Six Women Programmed the First Modern Computer and Weren't Invited to the Demo's Dinner

ENIAC ran in February 1946 with code by Jean Jennings and five colleagues — listed in Penn's records as 'subprofessionals'.

When ENIAC was formally dedicated at the Moore School of Electrical Engineering in Philadelphia on February 15, 1946, the demonstration program calculated the trajectory of an artillery shell in 15 seconds — about a thousand times faster than the electromechanical calculators it was meant to replace. The speech-makers thanked John Mauchly, J. Presper Eckert, and the U.S. Army. They did not thank the people who had written the program.

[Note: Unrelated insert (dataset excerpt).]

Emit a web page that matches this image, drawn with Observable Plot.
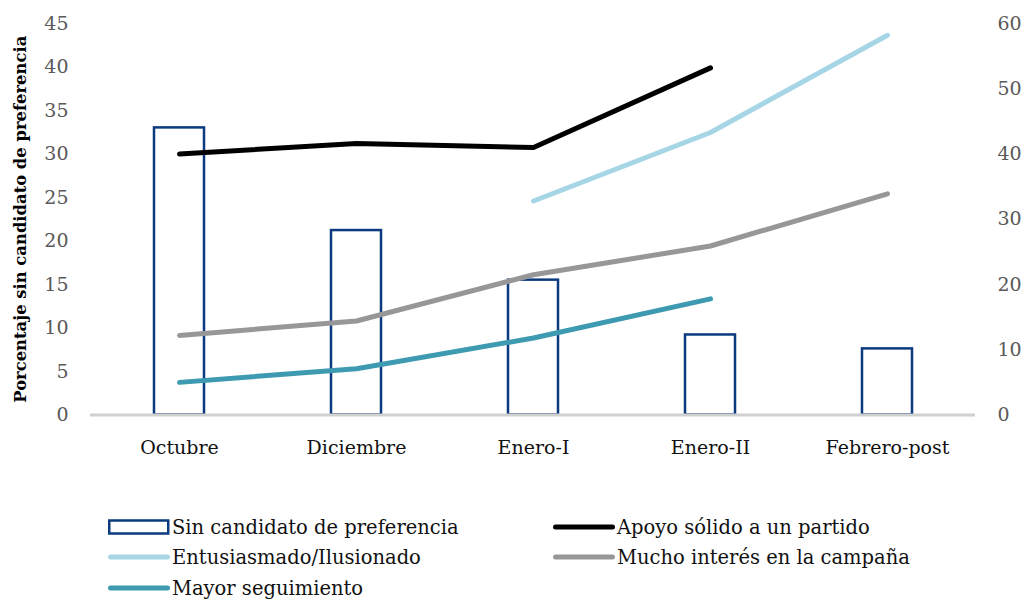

Those people were six mathematicians: Jean Jennings, Betty Snyder, Frances Bilas, Marlyn Wescoff, Ruth Lichterman, and Kay McNulty. The Army had hired them, in part because the men with appropriate math degrees were at war, and given them the manuals to a machine they were not allowed into the room of for security reasons. They worked from the wiring diagrams and pencil-and-paper. By 1946, they could program ENIAC by sliding cables and rotary switches across its 40 panels — a process that involved physically rewiring the machine for each new problem. Penn classified them as "subprofessionals" while their male peers, holding the same degrees, were called "professionals."

None of the six were invited to the formal dinner that evening. Snyder and Jennings, who had built the trajectory demo, watched as the credit went elsewhere; an early newspaper photograph of the dedication captioned them as "refrigerator ladies" — models posing with the equipment. They went on to design programs for UNIVAC and to invent some of the first programming techniques still used today. The historian Kathryn Kleiman started tracking them down in the 1980s for a documentary project. In 1997 the surviving four were inducted into the Women in Technology International Hall of Fame.